>> BEGIN
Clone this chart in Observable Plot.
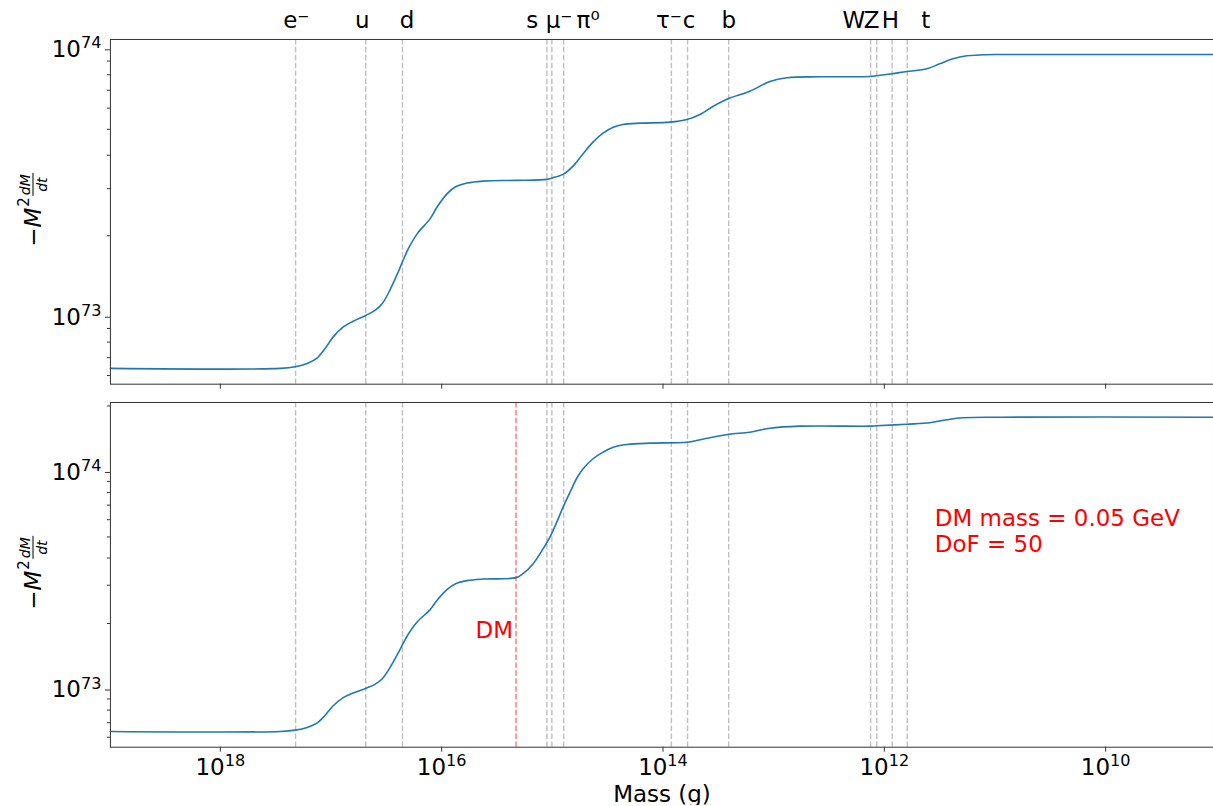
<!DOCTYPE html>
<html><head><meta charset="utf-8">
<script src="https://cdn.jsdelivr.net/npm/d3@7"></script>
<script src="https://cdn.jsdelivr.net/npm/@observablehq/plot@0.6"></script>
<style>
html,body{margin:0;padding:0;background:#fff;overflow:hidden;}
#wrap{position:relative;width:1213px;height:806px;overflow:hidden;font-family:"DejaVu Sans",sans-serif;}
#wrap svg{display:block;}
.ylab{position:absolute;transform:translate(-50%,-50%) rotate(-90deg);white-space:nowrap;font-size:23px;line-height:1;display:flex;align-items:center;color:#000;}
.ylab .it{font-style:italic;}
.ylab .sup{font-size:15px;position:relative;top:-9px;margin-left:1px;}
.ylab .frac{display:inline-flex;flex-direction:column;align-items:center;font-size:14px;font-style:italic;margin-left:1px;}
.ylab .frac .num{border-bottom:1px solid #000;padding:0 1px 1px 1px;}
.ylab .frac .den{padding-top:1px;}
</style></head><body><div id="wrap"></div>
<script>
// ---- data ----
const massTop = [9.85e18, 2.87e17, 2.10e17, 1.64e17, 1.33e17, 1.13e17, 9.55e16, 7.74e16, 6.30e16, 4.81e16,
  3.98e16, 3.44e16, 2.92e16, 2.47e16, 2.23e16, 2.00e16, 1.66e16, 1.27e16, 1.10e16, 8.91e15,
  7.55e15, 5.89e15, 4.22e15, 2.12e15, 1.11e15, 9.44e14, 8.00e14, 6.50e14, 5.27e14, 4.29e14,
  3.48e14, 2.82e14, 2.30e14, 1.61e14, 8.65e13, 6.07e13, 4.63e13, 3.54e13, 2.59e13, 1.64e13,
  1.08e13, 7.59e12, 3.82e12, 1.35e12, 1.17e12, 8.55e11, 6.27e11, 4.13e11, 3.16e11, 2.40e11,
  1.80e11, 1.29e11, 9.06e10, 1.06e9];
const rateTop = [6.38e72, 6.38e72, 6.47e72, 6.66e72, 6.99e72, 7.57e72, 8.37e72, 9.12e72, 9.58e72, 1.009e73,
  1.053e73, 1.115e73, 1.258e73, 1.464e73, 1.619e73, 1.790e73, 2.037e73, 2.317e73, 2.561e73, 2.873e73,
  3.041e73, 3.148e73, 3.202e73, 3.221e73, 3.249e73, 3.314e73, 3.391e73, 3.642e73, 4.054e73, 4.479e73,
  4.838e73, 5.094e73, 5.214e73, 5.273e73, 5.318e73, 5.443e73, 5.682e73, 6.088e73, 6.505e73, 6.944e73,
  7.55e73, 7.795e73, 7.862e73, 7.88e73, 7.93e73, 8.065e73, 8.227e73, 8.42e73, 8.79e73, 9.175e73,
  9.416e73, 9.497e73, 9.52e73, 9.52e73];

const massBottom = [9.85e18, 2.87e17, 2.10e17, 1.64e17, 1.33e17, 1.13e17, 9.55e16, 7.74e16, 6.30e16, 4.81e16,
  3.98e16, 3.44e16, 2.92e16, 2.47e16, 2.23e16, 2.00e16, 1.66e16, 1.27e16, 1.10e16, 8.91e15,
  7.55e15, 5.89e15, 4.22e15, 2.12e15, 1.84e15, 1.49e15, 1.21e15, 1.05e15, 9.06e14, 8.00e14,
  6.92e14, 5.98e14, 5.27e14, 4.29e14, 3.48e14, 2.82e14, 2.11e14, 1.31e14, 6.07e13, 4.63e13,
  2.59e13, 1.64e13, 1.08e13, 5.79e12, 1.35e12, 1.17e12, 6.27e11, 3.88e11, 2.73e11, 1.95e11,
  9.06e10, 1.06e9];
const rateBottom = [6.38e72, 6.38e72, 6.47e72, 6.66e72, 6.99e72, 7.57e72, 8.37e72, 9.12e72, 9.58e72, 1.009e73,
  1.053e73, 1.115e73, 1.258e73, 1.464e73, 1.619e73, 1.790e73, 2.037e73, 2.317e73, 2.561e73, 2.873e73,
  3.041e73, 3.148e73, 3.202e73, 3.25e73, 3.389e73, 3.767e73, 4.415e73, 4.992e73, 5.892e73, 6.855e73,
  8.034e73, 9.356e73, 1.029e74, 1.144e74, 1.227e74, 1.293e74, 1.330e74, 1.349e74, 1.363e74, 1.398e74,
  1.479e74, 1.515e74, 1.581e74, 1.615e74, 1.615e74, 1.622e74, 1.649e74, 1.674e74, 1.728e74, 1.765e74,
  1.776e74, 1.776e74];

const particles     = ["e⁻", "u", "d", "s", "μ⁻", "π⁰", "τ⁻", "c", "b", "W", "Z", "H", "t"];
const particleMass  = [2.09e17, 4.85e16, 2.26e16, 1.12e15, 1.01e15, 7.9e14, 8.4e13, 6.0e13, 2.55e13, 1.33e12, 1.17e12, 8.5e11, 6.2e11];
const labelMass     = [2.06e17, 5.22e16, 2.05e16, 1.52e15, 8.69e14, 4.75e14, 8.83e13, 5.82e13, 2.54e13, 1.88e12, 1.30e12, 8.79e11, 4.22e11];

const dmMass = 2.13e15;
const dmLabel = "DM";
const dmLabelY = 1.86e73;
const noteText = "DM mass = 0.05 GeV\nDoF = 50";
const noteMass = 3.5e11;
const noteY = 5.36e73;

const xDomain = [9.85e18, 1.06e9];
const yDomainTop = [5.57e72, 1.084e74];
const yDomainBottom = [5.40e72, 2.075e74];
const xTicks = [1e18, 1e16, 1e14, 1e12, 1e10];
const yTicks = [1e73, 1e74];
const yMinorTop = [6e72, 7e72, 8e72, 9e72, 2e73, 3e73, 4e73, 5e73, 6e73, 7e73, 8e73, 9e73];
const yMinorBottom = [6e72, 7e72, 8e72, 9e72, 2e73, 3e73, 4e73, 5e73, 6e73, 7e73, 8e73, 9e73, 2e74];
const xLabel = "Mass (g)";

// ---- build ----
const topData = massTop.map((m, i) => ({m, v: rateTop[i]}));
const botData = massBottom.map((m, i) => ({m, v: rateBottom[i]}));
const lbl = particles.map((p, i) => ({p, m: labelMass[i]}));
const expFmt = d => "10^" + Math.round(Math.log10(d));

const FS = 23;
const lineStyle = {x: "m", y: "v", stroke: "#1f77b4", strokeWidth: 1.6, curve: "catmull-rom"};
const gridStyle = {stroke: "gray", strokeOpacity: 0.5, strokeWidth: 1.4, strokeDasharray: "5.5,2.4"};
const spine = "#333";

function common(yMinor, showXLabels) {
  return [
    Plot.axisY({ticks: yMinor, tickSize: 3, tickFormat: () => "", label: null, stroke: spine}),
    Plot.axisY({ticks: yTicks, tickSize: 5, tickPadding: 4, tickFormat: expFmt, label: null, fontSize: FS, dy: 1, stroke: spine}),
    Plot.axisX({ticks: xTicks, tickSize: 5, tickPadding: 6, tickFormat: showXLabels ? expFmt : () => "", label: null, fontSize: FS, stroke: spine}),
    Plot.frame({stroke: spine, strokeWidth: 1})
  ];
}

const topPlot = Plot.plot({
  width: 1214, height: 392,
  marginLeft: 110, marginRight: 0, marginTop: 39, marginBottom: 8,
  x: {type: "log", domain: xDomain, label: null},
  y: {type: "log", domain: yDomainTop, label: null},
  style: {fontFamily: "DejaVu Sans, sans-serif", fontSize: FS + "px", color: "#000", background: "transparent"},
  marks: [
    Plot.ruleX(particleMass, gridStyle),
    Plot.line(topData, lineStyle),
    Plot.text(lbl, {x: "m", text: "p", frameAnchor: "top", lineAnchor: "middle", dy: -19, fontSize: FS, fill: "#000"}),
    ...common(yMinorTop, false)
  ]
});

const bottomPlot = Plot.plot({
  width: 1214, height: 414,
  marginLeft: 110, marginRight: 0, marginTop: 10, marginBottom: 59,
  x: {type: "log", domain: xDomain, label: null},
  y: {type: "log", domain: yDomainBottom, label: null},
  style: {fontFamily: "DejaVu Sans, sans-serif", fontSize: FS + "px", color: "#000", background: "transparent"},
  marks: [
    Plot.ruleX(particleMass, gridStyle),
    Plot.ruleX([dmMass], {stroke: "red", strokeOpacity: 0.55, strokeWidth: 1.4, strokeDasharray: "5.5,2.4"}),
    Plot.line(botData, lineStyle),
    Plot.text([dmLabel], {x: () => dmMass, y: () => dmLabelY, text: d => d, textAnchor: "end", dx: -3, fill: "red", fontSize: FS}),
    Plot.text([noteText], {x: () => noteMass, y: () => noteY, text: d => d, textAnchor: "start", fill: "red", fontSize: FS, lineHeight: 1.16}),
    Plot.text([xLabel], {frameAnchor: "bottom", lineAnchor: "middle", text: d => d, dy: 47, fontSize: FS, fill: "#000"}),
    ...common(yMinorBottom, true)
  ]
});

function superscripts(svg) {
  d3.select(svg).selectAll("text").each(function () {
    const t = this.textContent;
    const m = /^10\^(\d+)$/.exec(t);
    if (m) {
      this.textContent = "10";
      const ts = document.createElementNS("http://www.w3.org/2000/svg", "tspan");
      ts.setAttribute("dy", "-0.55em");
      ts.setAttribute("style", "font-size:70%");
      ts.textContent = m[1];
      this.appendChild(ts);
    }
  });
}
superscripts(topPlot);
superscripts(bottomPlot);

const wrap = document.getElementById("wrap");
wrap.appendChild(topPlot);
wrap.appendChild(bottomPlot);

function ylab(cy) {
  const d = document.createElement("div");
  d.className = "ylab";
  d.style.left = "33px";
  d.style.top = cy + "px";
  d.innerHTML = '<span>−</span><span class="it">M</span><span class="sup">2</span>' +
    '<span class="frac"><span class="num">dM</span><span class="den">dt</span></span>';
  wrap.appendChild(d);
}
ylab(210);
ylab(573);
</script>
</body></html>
>> END
- **GIVEN INSTRUCTION**
Copy all lines from the material that contain "this".

- **SOLUTION BELOW**
Clone this chart in Observable Plot.
    const t = this.textContent;
      this.textContent = "10";
      this.appendChild(ts);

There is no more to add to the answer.